Date of Award

Spring 5-11-2012

Degree Type

Honors College Thesis


Community Health Sciences

First Advisor

Charkarra Anderson-Lewis

Advisor Department

Community Health Sciences


Objective: Both young men and women should obtain the human papillomavirus (HPV) vaccine in order to reach its intended public health benefits. Because men are behind in this vaccination campaign, this study compared knowledge and attitudes regarding HPV and the vaccine among college-aged men and women in order to improve vaccination strategies among this at-risk population.

Methods: A convenience sample of 95 university students, 40 men and 55 women, ages 18 to 26 (mean age of 20.2) completed self-administered pencil-and-paper questionnaires with approximately 40 questions that assessed the desired variables.

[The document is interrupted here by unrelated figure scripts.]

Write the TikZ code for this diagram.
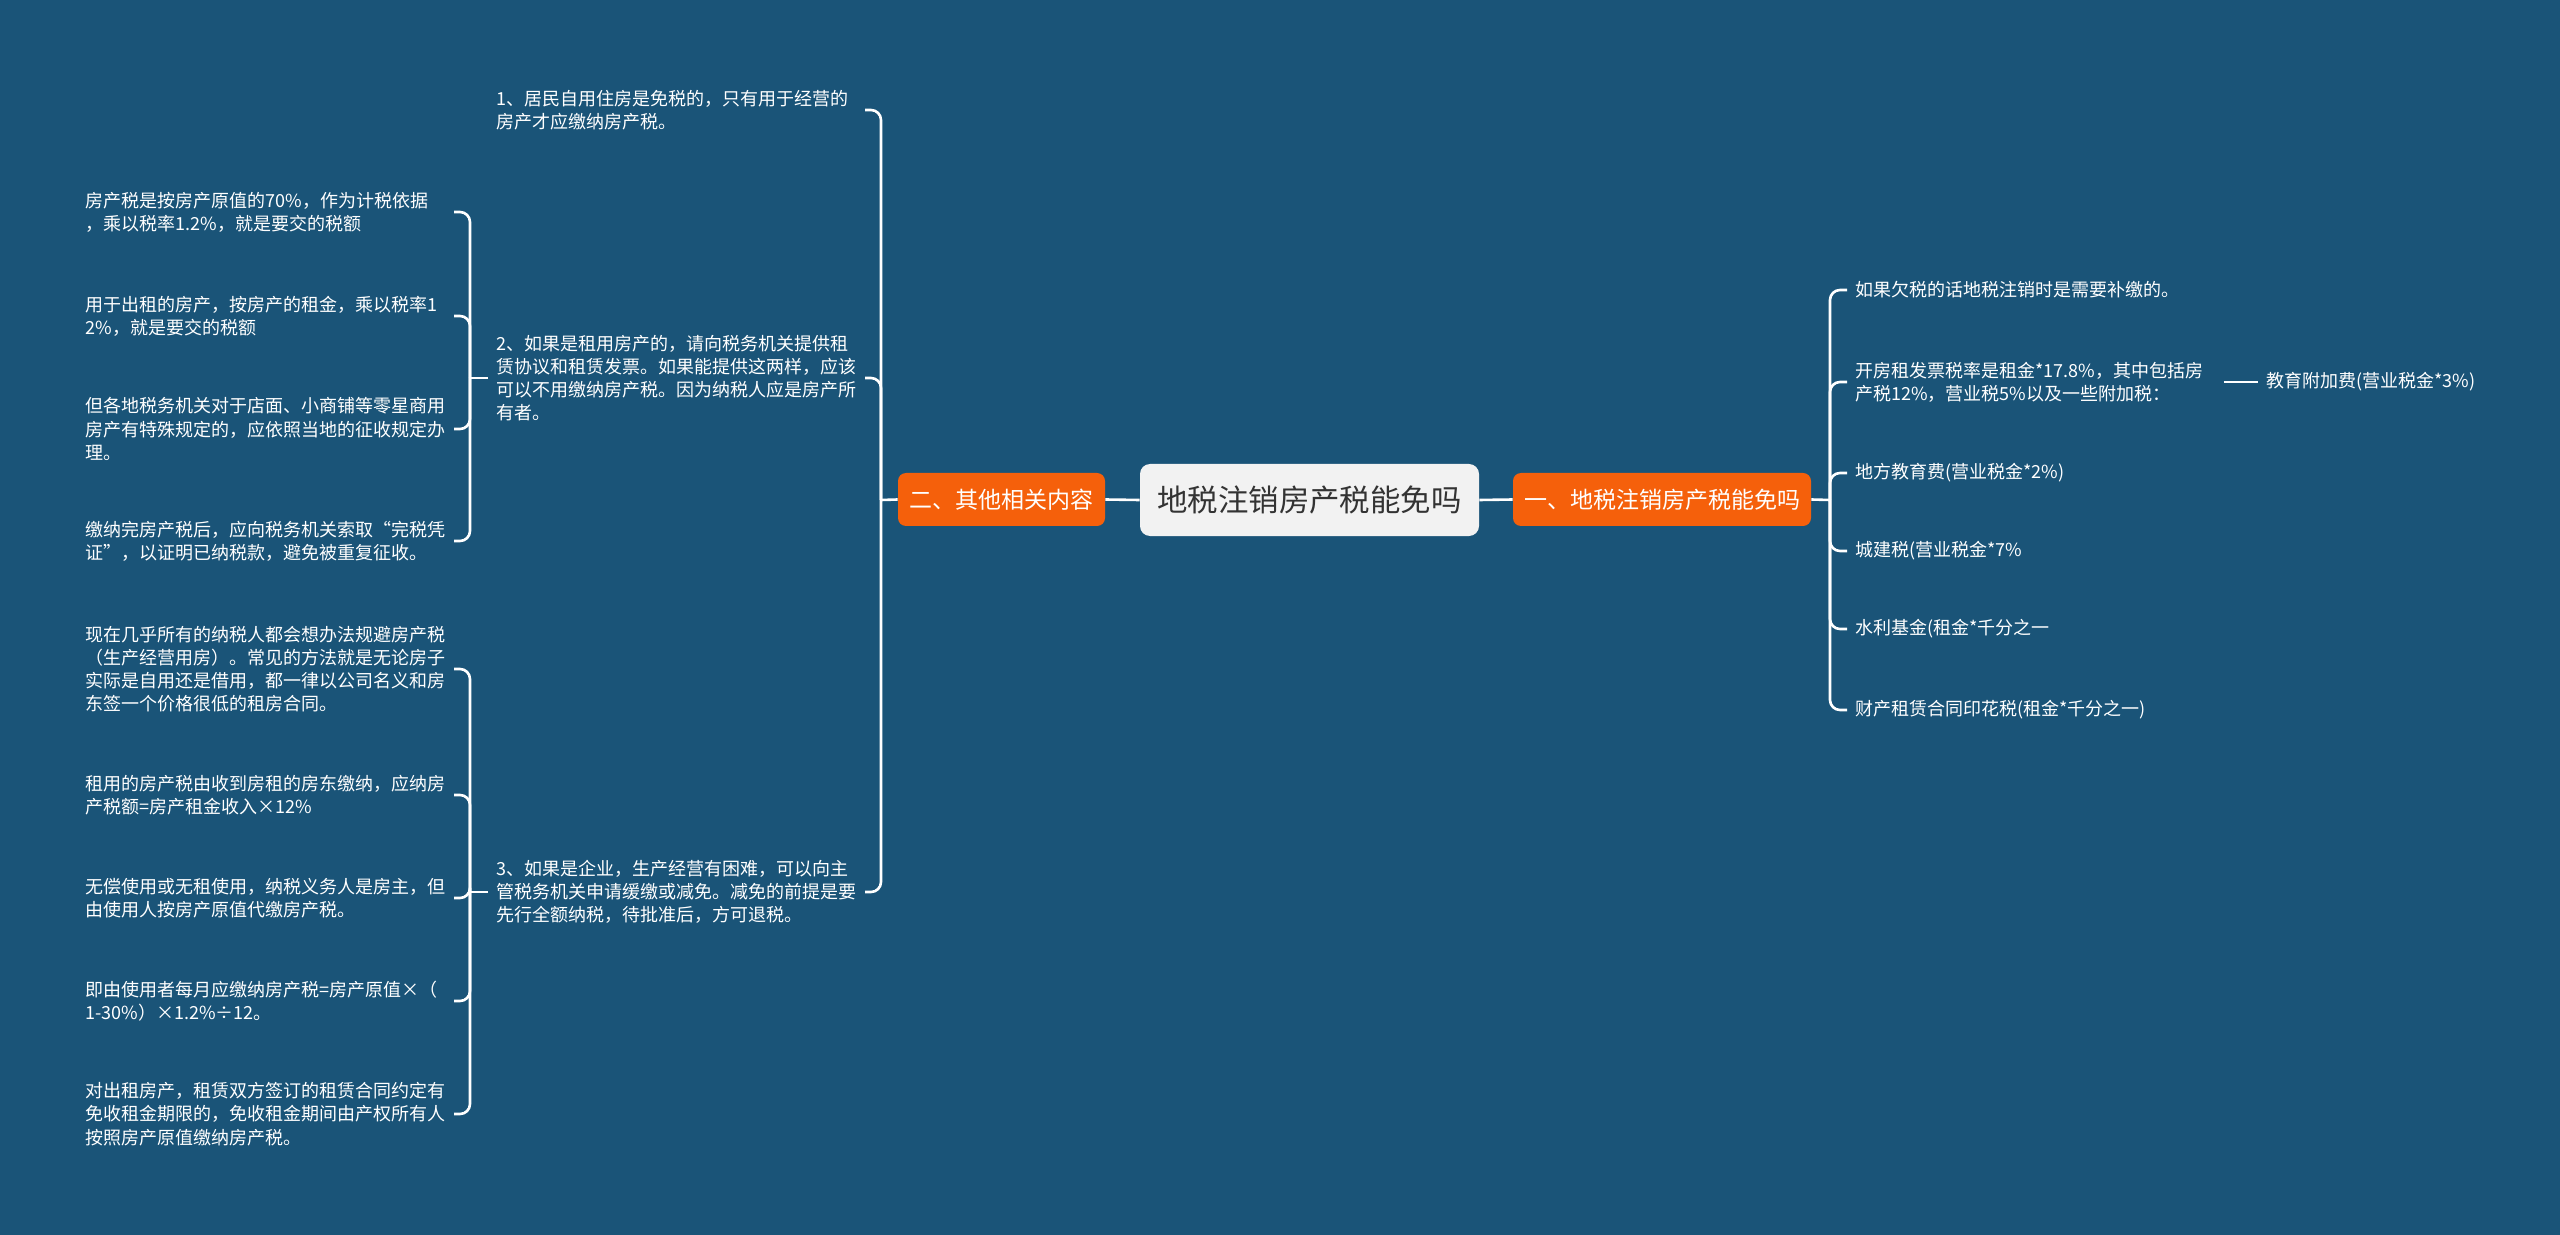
\documentclass[tikz,border=0pt]{standalone}
\usepackage{fontspec}
\setmainfont{Noto Sans CJK SC}
\definecolor{bgblue}{HTML}{1A5478}
\definecolor{orng}{HTML}{F5600B}
\definecolor{ctrfill}{HTML}{F2F2F2}
\definecolor{ctrtext}{HTML}{333333}
\tikzset{
  conn/.style={draw=white, line width=1.3pt, rounded corners=5pt},
  rootbox/.style={fill=ctrfill, rounded corners=5pt, minimum width=169.5pt, minimum height=36pt,
    inner sep=0pt, text=ctrtext, font=\fontsize{15.2}{18}\selectfont},
  mainbr/.style={fill=orng, rounded corners=4pt, minimum height=26.5pt, inner sep=0pt,
    text=white, font=\fontsize{11.5}{14}\selectfont},
  leaf/.style={text=white, align=left, inner xsep=4pt, inner ysep=1pt,
    font=\fontsize{9}{11.6}\selectfont},
  wleaf/.style={leaf, text width=180pt}
}
\begin{document}
\begin{tikzpicture}[x=0.5pt,y=-0.5pt]
\fill[bgblue] (0,0) rectangle (2560,1235);
\useasboundingbox (0,0) rectangle (2560,1235);

% root and main branches
\node[rootbox] (root) at (1309.5,500) {地税注销房产税能免吗};
\node[mainbr, minimum width=149pt] (R1) at (1662,499.5) {一、地税注销房产税能免吗};
\node[mainbr, minimum width=103.5pt] (L1) at (1001.5,499.5) {二、其他相关内容};
\draw[conn] (root.east) -- (R1.west);
\draw[conn] (root.west) -- (L1.east);

% right side
\coordinate (rj) at (1830,500);
\draw[conn] (R1.east) -- (rj);
\node[leaf, anchor=west] (rc1) at (1847,290) {如果欠税的话地税注销时是需要补缴的。};
\node[leaf, anchor=west] (rc2) at (1847,382) {开房租发票税率是租金*17.8\%，其中包括房\\产税12\%，营业税5\%以及一些附加税：};
\node[leaf, anchor=west] (rc2s) at (2258,382) {教育附加费(营业税金*3\%)};
\node[leaf, anchor=west] (rc3) at (1847,473) {地方教育费(营业税金*2\%)};
\node[leaf, anchor=west] (rc4) at (1847,551) {城建税(营业税金*7\%};
\node[leaf, anchor=west] (rc5) at (1847,629) {水利基金(租金*千分之一};
\node[leaf, anchor=west] (rc6) at (1847,710) {财产租赁合同印花税(租金*千分之一)};
\foreach \c in {rc1,rc2,rc3,rc4,rc5,rc6}{
  \draw[conn] (rj) -- (rj |- \c.west) -- (\c.west);
}
\draw[conn, shorten <=6pt] (rc2.east) -- (rc2s.west);

% left side, level 1
\coordinate (lj) at (881,500);
\draw[conn] (L1.west) -- (lj);
\node[wleaf, anchor=east] (li1) at (865,110) {1、居民自用住房是免税的，只有用于经营的\\房产才应缴纳房产税。};
\node[wleaf, anchor=east] (li2) at (865,378) {2、如果是租用房产的，请向税务机关提供租\\赁协议和租赁发票。如果能提供这两样，应该\\可以不用缴纳房产税。因为纳税人应是房产所\\有者。};
\node[wleaf, anchor=east] (li3) at (865,892) {3、如果是企业，生产经营有困难，可以向主\\管税务机关申请缓缴或减免。减免的前提是要\\先行全额纳税，待批准后，方可退税。};
\foreach \c in {li1,li2,li3}{
  \draw[conn] (lj) -- (lj |- \c.east) -- (\c.east);
}

% left side, level 2 under item 2
\coordinate (uj) at (470,378);
\draw[conn] (li2.west) -- (uj);
\node[wleaf, anchor=east] (la1) at (454,212) {房产税是按房产原值的70\%，作为计税依据\\，乘以税率1.2\%，就是要交的税额};
\node[wleaf, anchor=east] (la2) at (454,316) {用于出租的房产，按房产的租金，乘以税率1\\2\%，就是要交的税额};
\node[wleaf, anchor=east] (la3) at (454,429) {但各地税务机关对于店面、小商铺等零星商用\\房产有特殊规定的，应依照当地的征收规定办\\理。};
\node[wleaf, anchor=east] (la4) at (454,541) {缴纳完房产税后，应向税务机关索取“完税凭\\证”，以证明已纳税款，避免被重复征收。};
\foreach \c in {la1,la2,la3,la4}{
  \draw[conn] (uj) -- (uj |- \c.east) -- (\c.east);
}

% left side, level 2 under item 3
\coordinate (dj) at (470,892);
\draw[conn] (li3.west) -- (dj);
\node[wleaf, anchor=east] (lb1) at (454,669) {现在几乎所有的纳税人都会想办法规避房产税\\（生产经营用房）。常见的方法就是无论房子\\实际是自用还是借用，都一律以公司名义和房\\东签一个价格很低的租房合同。};
\node[wleaf, anchor=east] (lb2) at (454,795) {租用的房产税由收到房租的房东缴纳，应纳房\\产税额=房产租金收入×12\%};
\node[wleaf, anchor=east] (lb3) at (454,898) {无偿使用或无租使用，纳税义务人是房主，但\\由使用人按房产原值代缴房产税。};
\node[wleaf, anchor=east] (lb4) at (454,1001) {即由使用者每月应缴纳房产税=房产原值×（\\1-30\%）×1.2\%÷12。};
\node[wleaf, anchor=east] (lb5) at (454,1114) {对出租房产，租赁双方签订的租赁合同约定有\\免收租金期限的，免收租金期间由产权所有人\\按照房产原值缴纳房产税。};
\foreach \c in {lb1,lb2,lb3,lb4,lb5}{
  \draw[conn] (dj) -- (dj |- \c.east) -- (\c.east);
}
\end{tikzpicture}
\end{document}
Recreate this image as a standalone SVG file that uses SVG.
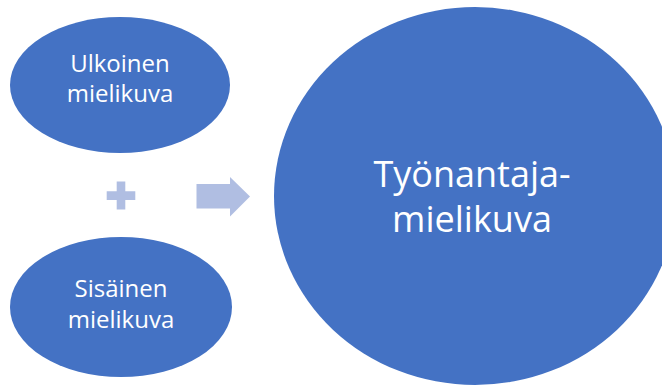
<svg xmlns="http://www.w3.org/2000/svg" width="662" height="385" viewBox="0 0 662 385">
  <style>
    .node { fill: #4472C4; }
    .label { fill: #FFFFFF; font-family: "Open Sans", "Noto Sans", "Liberation Sans", sans-serif; text-anchor: middle; }
    .small { font-size: 24px; }
    .large { font-size: 36px; }
    .sym { fill: #B0BEE2; }
  </style>
  <rect width="662" height="385" fill="#FFFFFF"/>

  <g id="ulkoinen">
    <ellipse class="node" cx="120" cy="85" rx="110" ry="68"/>
    <text class="label small" x="120" y="72">Ulkoinen</text>
    <text class="label small" x="120" y="102">mielikuva</text>
  </g>

  <g id="sisainen">
    <ellipse class="node" cx="121" cy="307" rx="111" ry="70"/>
    <text class="label small" x="121" y="297">Sisäinen</text>
    <text class="label small" x="121" y="328">mielikuva</text>
  </g>

  <g id="tyonantajamielikuva">
    <ellipse class="node" cx="475" cy="196" rx="201" ry="189"/>
    <text class="label large" x="472" y="187">Työnantaja-</text>
    <text class="label large" x="472" y="232">mielikuva</text>
  </g>

  <g id="connectors">
    <!-- plus sign between the two source ellipses -->
    <path class="sym" d="M116.7,181.5 H125.3 V191.3 H135.3 V200 H125.3 V209.5 H116.7 V200 H106.7 V191.3 H116.7 Z"/>
    <!-- block arrow pointing to the result circle -->
    <path class="sym" d="M196.5,184 H230 V177 L250,196.5 L230,216.5 V208.5 H196.5 Z"/>
  </g>
</svg>
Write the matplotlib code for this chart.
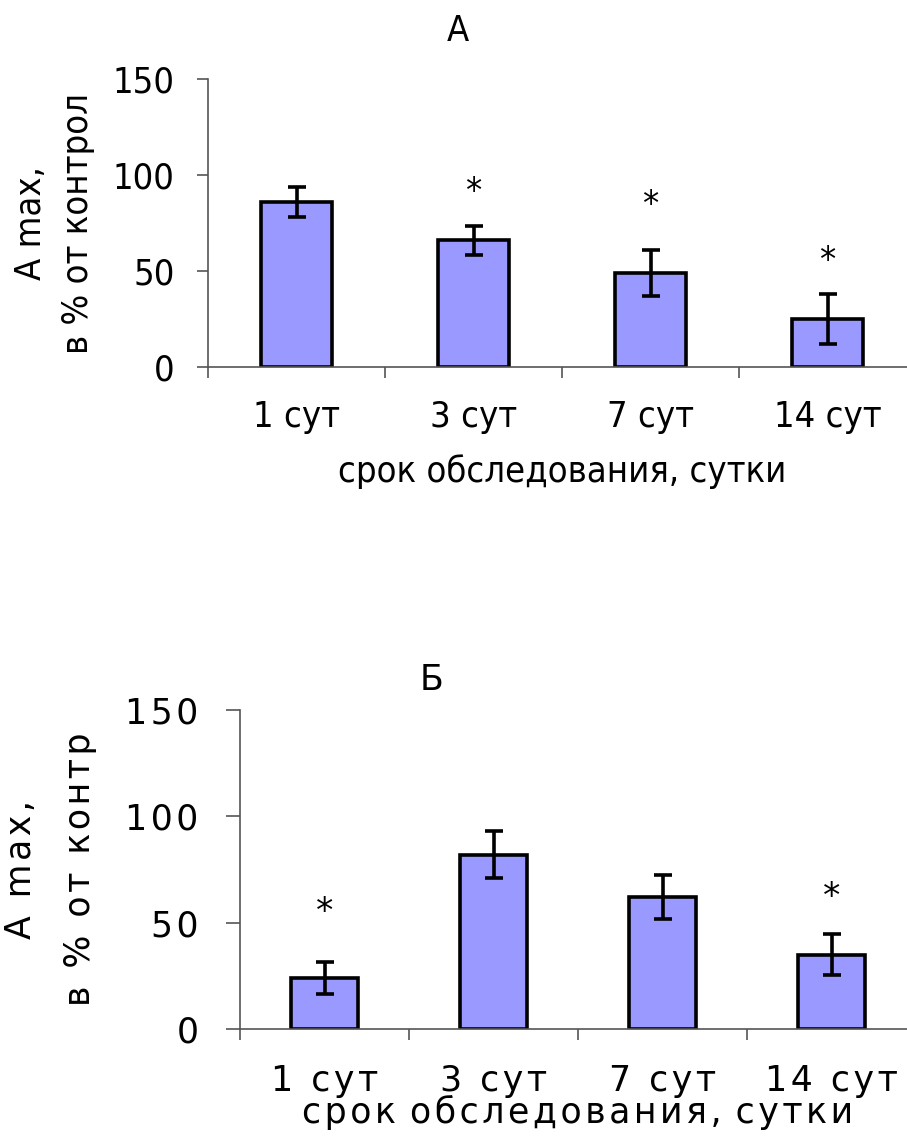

Knowledge was measured through multiple choice and true/false questions. Attitudes were measured by Likert scale responses following theoretical framework. Data were analyzed and summarized through descriptive statistics using SPSS software.

Results: Awareness of the HPV vaccine’s availability for men was significantly low for both genders, particularly for men. Health practitioners’ and parents’ approval both play a pivotal role in considering the vaccine. For men, peers’ approval was also important in this decision-making process. Overall, females showed higher rates of awareness in HPV and the vaccine and indicated more positive social norms associated with obtaining the vaccine.

Conclusions: According to the results of this study, the HPV vaccine is still prevalently associated with female health and therefore detracting from the male consumer. In order to increase uptake of the HPV vaccine in both genders, a gender neutral vaccine campaign that does not focus on one specific health issue is suggested.